Voici la dernière chronique «Les objets ont une âme», écrite le 25 février 2020. Marly (FR), entre cartons, malles, boîtes, souvenirs et projets…
Chère lectrice, Cher lecteur,
Toi que je ne connais pas. Ou peut-être que si, sans le savoir. Qui a aimé ce que j’ai écrit au fil des années… Ou peut-être pas. Que j’espère avoir réussi à amuser. À faire sourire, parfois. Toucher, peut-être. Distrait, au moins.
Nous voilà arrivés au terme de cette rubrique, débutée il y a trois ans. Rubrique décalée et improbable: le pari n’était pas gagné d’avance! Il a fallu du flair et une relative prise de risque de la part du rédacteur en chef de votre beau journal de région pour y croire mordicus dès le début. Il y a mis lui aussi sa passion, que l’on sait communicative, pour accompagner la publication de ces quarante lettres. À ce mentor et ami, j’adresse ici mon affectueux et très réel respect.
Quarante lettres. À quarante et quelques objets avec supplément d’âme…Quarante amis et compagnons de route, aussi. Quarante photographies inspirées, mises en scènes et transcendées par Cat Soubbotnik, ma complice et amie de toujours. Cette lettre-ci est donc la quarante-et-unième et c’est à toi, chère lectrice ou cher lecteur, que je tiens à l’adresser. C’était une évidence. Pour te remercier d’avoir accepté de te laisser embarquer dans mon petit monde peuplé de féroces et dodues ingénues traqueuses de souris, d’ours-salière d’un mauvais goût très sûr, mais parfaitement assumé, de bijoux énigmatiques venus des Indes… Et de batteur-mixeurs à main en véritable bakélite colorée dans la masse. J’en passe et de plus exotiques. Mon petit théâtre à moi: costumes d’illustres inconnus et éclairage de Cat, sous le haut patronage et la bienveillance critique, mais toujours constructive, de Pascal.
Nous voici arrivés au terme de la représentation: chacun des acteurs va maintenant s’incliner devant vous et tirer sa révérence, avant de s’envoler vivre sa vie sous d’autres cieux et dans d’autres aventures. Ce n’est pas un adieu. Aucune tristesse ici. Une page qui se tourne, simplement, pour laisser à d’autres personnages et d’autres histoires le loisir de s’écrire. Et une invitation. Un rendez-vous. Une promesse aussi: nous nous reverrons un jour ou l’autre, comme le chantait Thierry Le Luron…

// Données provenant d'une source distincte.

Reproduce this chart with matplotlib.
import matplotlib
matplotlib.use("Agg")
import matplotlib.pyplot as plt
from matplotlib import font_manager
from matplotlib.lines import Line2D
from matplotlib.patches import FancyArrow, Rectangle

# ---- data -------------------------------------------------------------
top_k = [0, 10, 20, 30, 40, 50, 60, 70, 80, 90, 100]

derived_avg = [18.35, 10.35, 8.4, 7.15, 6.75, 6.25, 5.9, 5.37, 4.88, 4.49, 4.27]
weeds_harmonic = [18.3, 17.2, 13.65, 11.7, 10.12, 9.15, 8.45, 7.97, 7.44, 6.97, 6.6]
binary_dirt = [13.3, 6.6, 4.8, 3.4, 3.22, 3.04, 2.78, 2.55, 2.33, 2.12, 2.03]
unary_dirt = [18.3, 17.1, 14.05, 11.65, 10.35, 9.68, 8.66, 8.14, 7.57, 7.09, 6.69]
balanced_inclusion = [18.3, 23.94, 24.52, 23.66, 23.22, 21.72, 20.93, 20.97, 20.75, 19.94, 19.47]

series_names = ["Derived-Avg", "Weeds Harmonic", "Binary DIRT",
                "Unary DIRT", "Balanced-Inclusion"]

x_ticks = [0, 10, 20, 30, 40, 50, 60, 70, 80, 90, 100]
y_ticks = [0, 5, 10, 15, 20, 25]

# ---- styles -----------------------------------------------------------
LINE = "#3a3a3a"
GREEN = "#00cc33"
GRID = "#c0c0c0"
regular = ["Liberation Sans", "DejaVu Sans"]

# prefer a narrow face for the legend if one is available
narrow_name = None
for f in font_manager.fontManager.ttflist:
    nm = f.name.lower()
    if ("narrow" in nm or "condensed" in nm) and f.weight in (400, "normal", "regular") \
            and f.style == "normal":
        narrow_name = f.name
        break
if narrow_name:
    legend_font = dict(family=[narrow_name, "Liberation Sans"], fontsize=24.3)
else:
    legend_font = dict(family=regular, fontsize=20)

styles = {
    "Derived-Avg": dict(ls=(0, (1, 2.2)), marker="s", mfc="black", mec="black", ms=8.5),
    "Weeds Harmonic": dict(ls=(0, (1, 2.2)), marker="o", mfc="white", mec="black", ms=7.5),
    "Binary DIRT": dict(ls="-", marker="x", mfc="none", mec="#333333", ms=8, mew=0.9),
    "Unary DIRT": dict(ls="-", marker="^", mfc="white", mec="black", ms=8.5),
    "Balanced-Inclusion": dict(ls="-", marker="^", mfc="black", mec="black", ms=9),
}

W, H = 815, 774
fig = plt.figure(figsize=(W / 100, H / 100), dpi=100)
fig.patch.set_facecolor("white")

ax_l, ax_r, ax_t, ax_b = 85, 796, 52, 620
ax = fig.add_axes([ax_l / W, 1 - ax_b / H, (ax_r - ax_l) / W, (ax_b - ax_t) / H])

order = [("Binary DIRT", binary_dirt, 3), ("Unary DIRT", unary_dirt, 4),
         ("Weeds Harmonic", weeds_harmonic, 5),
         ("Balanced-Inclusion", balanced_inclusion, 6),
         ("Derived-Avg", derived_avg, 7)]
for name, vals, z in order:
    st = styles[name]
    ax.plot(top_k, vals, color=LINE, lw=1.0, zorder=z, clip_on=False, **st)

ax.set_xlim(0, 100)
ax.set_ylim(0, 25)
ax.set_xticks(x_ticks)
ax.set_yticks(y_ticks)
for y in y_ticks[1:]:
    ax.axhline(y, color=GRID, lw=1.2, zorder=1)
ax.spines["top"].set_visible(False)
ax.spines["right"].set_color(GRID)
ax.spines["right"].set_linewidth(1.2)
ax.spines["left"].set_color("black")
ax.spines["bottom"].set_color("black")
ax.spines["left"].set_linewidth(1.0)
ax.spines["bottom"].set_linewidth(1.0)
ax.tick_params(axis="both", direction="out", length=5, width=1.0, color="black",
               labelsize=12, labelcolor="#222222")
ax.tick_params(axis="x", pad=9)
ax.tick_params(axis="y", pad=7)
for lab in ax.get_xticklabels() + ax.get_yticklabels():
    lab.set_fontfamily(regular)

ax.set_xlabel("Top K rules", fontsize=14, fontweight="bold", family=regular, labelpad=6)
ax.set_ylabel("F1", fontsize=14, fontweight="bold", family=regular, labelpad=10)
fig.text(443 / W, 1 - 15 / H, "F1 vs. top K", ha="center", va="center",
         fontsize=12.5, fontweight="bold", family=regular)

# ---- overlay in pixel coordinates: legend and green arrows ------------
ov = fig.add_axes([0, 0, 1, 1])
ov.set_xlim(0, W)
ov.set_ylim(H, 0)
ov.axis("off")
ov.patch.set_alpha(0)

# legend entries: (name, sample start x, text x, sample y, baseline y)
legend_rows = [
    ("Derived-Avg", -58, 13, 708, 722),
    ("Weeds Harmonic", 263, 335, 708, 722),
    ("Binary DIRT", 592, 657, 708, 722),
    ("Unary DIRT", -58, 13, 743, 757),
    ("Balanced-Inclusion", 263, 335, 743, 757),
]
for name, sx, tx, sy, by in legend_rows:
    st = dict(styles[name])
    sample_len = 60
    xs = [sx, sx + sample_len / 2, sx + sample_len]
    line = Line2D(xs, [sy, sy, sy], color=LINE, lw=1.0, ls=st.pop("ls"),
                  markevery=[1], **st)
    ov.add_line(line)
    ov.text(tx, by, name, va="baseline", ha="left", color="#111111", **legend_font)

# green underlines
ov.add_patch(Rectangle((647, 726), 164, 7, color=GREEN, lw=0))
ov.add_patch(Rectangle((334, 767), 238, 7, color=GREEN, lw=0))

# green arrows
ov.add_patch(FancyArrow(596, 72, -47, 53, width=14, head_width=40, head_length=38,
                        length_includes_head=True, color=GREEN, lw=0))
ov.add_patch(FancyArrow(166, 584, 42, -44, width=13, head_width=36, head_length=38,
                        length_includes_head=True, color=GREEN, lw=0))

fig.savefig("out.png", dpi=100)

Il se trouve que je rédige cette dernière lettre au moment où j’ai choisi de mettre un terme à une traversée immobile – mais au long cours de l’imaginaire et du merveilleux – entamée il y a dix ans avec Rouge Coromandel, mon navire-amiral rêvé, boutique et musée à la fois, à l’enseigne des Mondes et des Merveilles. Si je vous en parle, c’est parce qu’il a été le déclencheur de toute cette aventure, fournissant idées et, souvent, objets à la rubrique. Il est bon que tous deux lèvent aujourd’hui l’ancre pour reprendre le large de conserve… Oui, j’aime les métaphores marines, vous l’aviez noté. En revanche, je n’ai jamais aimé la nostalgie: elle ne sert que de poil à gratter larmoyant au refus de regarder devant soi et d’accepter le temps qui passe. Nous nous en passerons donc, avec bonheur, pour vous lancer, dans un grand claquement de voiles et d’éclats de rire. «Merci! On vous aime! Merci, merci pour tout!» Pour avoir accepté d’être des figurants et des acteurs à part entière de l’aventure! Pour, qui sait, choisir de la porter plus loin et de la partager! Mais surtout, surtout: pour tout ce que j’aurais encore le plaisir d’écrire et de partager avec vous, sous une forme ou sous une autre, dès les prochaines semaines.
Mesdames, Messieurs. Moussaillons, Moussaillonnes: nous larguons les amarres! Mais vous emmenons avec nous, au long cours, sur d’autres routes. De la Mer des Sargasses aux comptoirs aux épices des Îles Sous-le-Vent, en passant par l’Expo de Coss. Au fil des rencontres et des lieux. Hauts les coeurs, à l’abordage! Et levons nos verres à de nouveaux rivages.